Elle fuit celui qui a mis fin à leur relation amoureuse et qui aimerait clore leur histoire en bénéficiant d’une rupture conventionnelle. Elle n’en veut pas. Ne souhaite plus le voir. Ne peut d’ailleurs plus le supporter. C’est pour cela qu’elle fuit l’homme chien.

« Il me renifle, m’a toujours reniflée. Mon fumet, il le connaît. Je sais qu’il peut me retrouver à l’odeur de mes chairs. L’aigre de ma peau. C’est un chien endurant, un chien qui ne lâche pas. Il avait ça, l’acharnement. Je n’en veux plus maintenant. Mauvais chien. Sale bête. »

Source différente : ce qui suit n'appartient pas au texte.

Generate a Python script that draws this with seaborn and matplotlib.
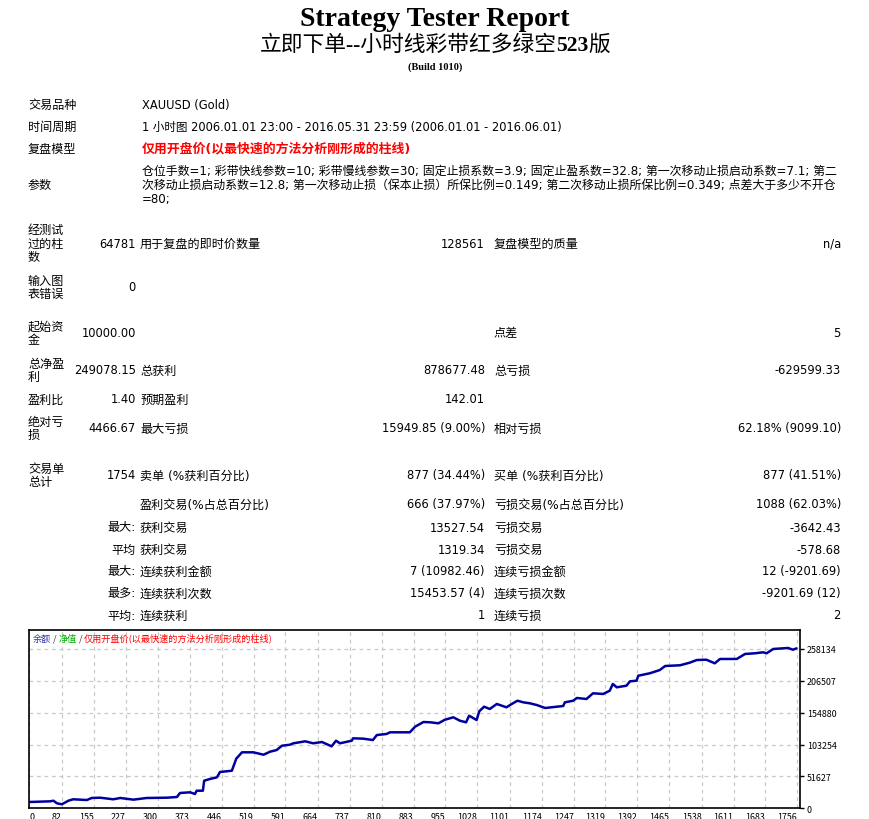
import numpy as np
import pandas as pd
import matplotlib
matplotlib.use('Agg')
import matplotlib.pyplot as plt
import seaborn as sns

# =============================
# Report data
# =============================
title = 'Strategy Tester Report'
subtitle_parts = ['立即下单--小时线彩带红多绿空', '523', '版']
build = '(Build 1010)'

head_labels = ['交易品种', '时间周期', '复盘模型', '参数']
head_values = ['XAUUSD (Gold)',
               '1 小时图 2006.01.01 23:00 - 2016.05.31 23:59 (2006.01.01 - 2016.06.01)',
               '仅用开盘价(以最快速的方法分析刚形成的柱线)']
param_lines = ['仓位手数=1; 彩带快线参数=10; 彩带慢线参数=30; 固定止损系数=3.9; 固定止盈系数=32.8; 第一次移动止损启动系数=7.1; 第二',
               '次移动止损启动系数=12.8; 第一次移动止损（保本止损）所保比例=0.149; 第二次移动止损所保比例=0.349; 点差大于多少不开仓',
               '=80;']

col0_labels = [['经测试', '过的柱', '数'], ['输入图', '表错误'], ['起始资', '金'], ['总净盈', '利'],
               ['盈利比'], ['绝对亏', '损'], ['交易单', '总计'], [], [], [], [], [], []]
col1_values = ['64781', '0', '10000.00', '249078.15', '1.40', '4466.67', '1754',
               '', '最大:', '平均', '最大:', '最多:', '平均:']
col2_labels = ['用于复盘的即时价数量', '', '', '总获利', '预期盈利', '最大亏损', '卖单 (%获利百分比)',
               '盈利交易(%占总百分比)', '获利交易', '获利交易', '连续获利金额', '连续获利次数', '连续获利']
col3_values = ['128561', '', '', '878677.48', '142.01', '15949.85 (9.00%)', '877 (34.44%)',
               '666 (37.97%)', '13527.54', '1319.34', '7 (10982.46)', '15453.57 (4)', '1']
col4_labels = ['复盘模型的质量', '', '点差', '总亏损', '', '相对亏损', '买单 (%获利百分比)',
               '亏损交易(%占总百分比)', '亏损交易', '亏损交易', '连续亏损金额', '连续亏损次数', '连续亏损']
col5_values = ['n/a', '', '5', '-629599.33', '', '62.18% (9099.10)', '877 (41.51%)',
               '1088 (62.03%)', '-3642.43', '-578.68', '12 (-9201.69)', '-9201.69 (12)', '2']

# balance curve (trade number, balance)
trade_no = [0, 55, 63, 71, 82, 97, 108, 139, 150, 169, 199, 215, 245, 275, 321, 344, 351, 374,
            385, 389, 403, 406, 419, 435, 442, 469, 479, 492, 518, 541, 556, 571, 583, 601, 609,
            636, 654, 674, 696, 706, 715, 742, 745, 768, 790, 799, 821, 829, 874, 886, 905, 921,
            939, 954, 973, 988, 1002, 1009, 1026, 1032, 1043, 1056, 1072, 1094, 1106, 1119, 1132,
            1147, 1163, 1182, 1223, 1227, 1246, 1254, 1276, 1291, 1314, 1329, 1336, 1345, 1367,
            1375, 1390, 1394, 1420, 1443, 1455, 1489, 1511, 1527, 1549, 1568, 1580, 1618, 1637,
            1659, 1678, 1686, 1701, 1735, 1746, 1754]
balance = [10000, 11300, 12300, 8100, 6500, 12300, 14600, 13400, 16700, 17200, 14600, 16700,
           14000, 16700, 17200, 18300, 24800, 25900, 23200, 28500, 28500, 44700, 47500, 50200,
           58800, 60900, 80400, 90700, 90700, 86800, 91700, 94400, 101400, 103000, 105300,
           108500, 105300, 107400, 100400, 109500, 105300, 109500, 113400, 112800, 110600,
           118700, 120400, 123100, 123100, 132200, 139800, 139300, 137700, 143500, 147400,
           141900, 139300, 150000, 143000, 157100, 164600, 160900, 169000, 163600, 169000,
           174300, 171700, 170100, 167300, 162500, 165700, 171700, 174300, 178700, 177100,
           186300, 185200, 190500, 201400, 196000, 198600, 205700, 206700, 214800, 218700,
           224000, 230500, 231700, 235900, 240200, 240700, 234900, 241900, 241900, 250000,
           251100, 252700, 251100, 258100, 259700, 256900, 259078]

x_ticks = [82, 155, 227, 300, 373, 446, 519, 591, 664, 737, 810, 883, 955, 1028, 1101, 1174,
           1247, 1319, 1392, 1465, 1538, 1611, 1683, 1756]
y_ticks = [0, 51627, 103254, 154880, 206507, 258134]

legend_parts = ['余额', ' / ', '净值', ' / ', '仅用开盘价(以最快速的方法分析刚形成的柱线)']
legend_colors = ['#3333aa', '#333333', '#00aa00', '#333333', '#ff0000']

# =============================
# Figure setup
# =============================
sns.set_theme(style='white')
plt.rcParams['font.family'] = ['DejaVu Sans', 'Noto Sans CJK SC']

W, H = 870, 820
fig = plt.figure(figsize=(W / 100, H / 100), dpi=100)
fig.patch.set_facecolor('white')

VAL_SIZE = 8.3   # numbers / latin text
LAB_SIZE = 8.7   # chinese labels


def put(px, py, s, **kw):
    kw.setdefault('fontsize', VAL_SIZE)
    kw.setdefault('va', 'center')
    kw.setdefault('color', 'black')
    return fig.text(px / W, 1 - py / H, s, **kw)


# header
put(435, 20, title, ha='center', family=['Liberation Serif'], fontweight='bold', fontsize=20)
put(435, 67, build, ha='center', family=['Liberation Serif'], fontweight='bold', fontsize=7.5)

# subtitle in three pieces (bold digits), centred afterwards
sub_font = ['Liberation Serif', 'Noto Sans CJK SC']
pieces = []
for part, wt in zip(subtitle_parts, ['normal', 'bold', 'normal']):
    pieces.append(put(0, 46, part, ha='left', family=sub_font, fontweight=wt, fontsize=15.7))
renderer = fig.canvas.get_renderer()
widths = [t.get_window_extent(renderer).width / W for t in pieces]
x_run = 0.5 - sum(widths) / 2
for t, w in zip(pieces, widths):
    t.set_x(x_run)
    x_run += w

# top info block
head_y = [105, 127, 149, 185]
for lab, y in zip(head_labels, head_y):
    put(28, y, lab, fontsize=LAB_SIZE)
for i, val in enumerate(head_values):
    if i == 2:
        put(142, head_y[i], val, color='#ff0000', fontweight='bold', fontsize=9.3)
    else:
        put(142, head_y[i], val)
for k, line in enumerate(param_lines):
    put(142, 171 + 14.5 * k, line, fontsize=8.6)

# statistics table
row_y = [244, 288, 334, 371, 400, 429, 476, 505, 528, 550, 572, 594, 616]
line_gap = 13.5
for i, y in enumerate(row_y):
    lines = col0_labels[i]
    for k, line in enumerate(lines):
        put(28, y + (k - (len(lines) - 1) / 2) * line_gap, line, fontsize=LAB_SIZE)
    put(136, y, col1_values[i], ha='right', fontsize=LAB_SIZE if i > 7 else VAL_SIZE)
    put(140, y, col2_labels[i], fontsize=LAB_SIZE)
    put(485, y, col3_values[i], ha='right')
    put(494, y, col4_labels[i], fontsize=LAB_SIZE)
    put(841, y, col5_values[i], ha='right')

# =============================
# Balance graph
# =============================
left, right, top, bottom = 29.3, 800, 631, 809.3
ax = fig.add_axes([left / W, 1 - bottom / H, (right - left) / W, (bottom - top) / H])

curve = pd.DataFrame({'trade': trade_no, 'balance': balance})
sns.lineplot(data=curve, x='trade', y='balance', ax=ax, color='#0000a0',
             linewidth=1.8, estimator=None)

ax.set_xlim(8, 1762)
ax.set_ylim(0, 288840)
ax.set_xlabel('')
ax.set_ylabel('')

ax.set_xticks([8] + x_ticks)
ax.set_xticklabels(['0'] + [str(t) for t in x_ticks])
for i, lab in enumerate(ax.get_xticklabels()):
    lab.set_ha('left' if i == 0 else 'right')
ax.set_yticks(y_ticks)
ax.set_yticklabels([str(t) for t in y_ticks])

ax.yaxis.tick_right()
tick_font = ['Noto Sans CJK SC']
for lab in ax.get_xticklabels() + ax.get_yticklabels():
    lab.set_family(tick_font)
ax.tick_params(axis='y', direction='out', length=3, width=1, pad=2, labelsize=6.4, colors='black')
ax.tick_params(axis='x', direction='out', length=2, width=1, pad=1, labelsize=6.4, colors='black')

ax.grid(True, color='#c8c8c8', linestyle=(0, (3, 3)), linewidth=0.9)
for sp in ax.spines.values():
    sp.set_visible(True)
    sp.set_color('black')
    sp.set_linewidth(1.2)

# legend text in the top left corner of the graph
leg_font = ['Noto Sans CJK SC']
prev = ax.text(0.004, 0.955, legend_parts[0], transform=ax.transAxes, fontsize=6.6,
               color=legend_colors[0], va='center', ha='left', family=leg_font)
for part, col in zip(legend_parts[1:], legend_colors[1:]):
    prev = ax.annotate(part, xy=(1, 0), xycoords=prev, va='bottom', ha='left',
                       fontsize=6.6, color=col, family=leg_font)

fig.savefig('out.png', dpi=100, facecolor='white')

Elle trotte comme un poulain. Pour se vider la tête et pour mettre de la distance entre son passé et son présent. Elle file vers le Nord. Son intuition lui sert de boussole. Là-haut, la vie sera plus simple et la peur moins prégnante. Elle va à pieds, en voiture, en train. Elle s’arrête à Lille. Traverse la Belgique. Stoppe sa marche pour réparer ses pieds. Repart. En chemin, elle rencontre des hommes. Fait l’amour mécanique avec eux. Assouvit ses désirs. Continue son périple et fait halte à Amsterdam où elle se lie avec trois frères Polonais qui l’invitent à partager leur logement.

« Les mains des Polonais, c’est pour rire. On le fait pour ça. L’amour en riant qui conjure. Ils le voient que j’aime. Je leur dis que j’aime. Et c’est efficace. Ils rient. Les mains recommencent. En ritournelle, ils rient. Chacun sa manière d’y venir, en me remerciant d’être là. »

Tout va basculer le jour où l’un des frères revient avec un enfant, un orphelin qui se prénomme Isaac, qu’il lui offre comme s’il s’agissait d’un cadeau. Elle rechigne, veut refuser et finit par s’en occuper. Elle s’en rapproche de plus en plus et reprend la route vers le Nord (Danemark, Norvège) avec lui. Plus elle vit à ses côtés, partageant tout, et plus elle l’aime au-delà de l’entendement, franchissant les limites en perdant, si l’on peut dire, ce Nord auquel elle croyait tant.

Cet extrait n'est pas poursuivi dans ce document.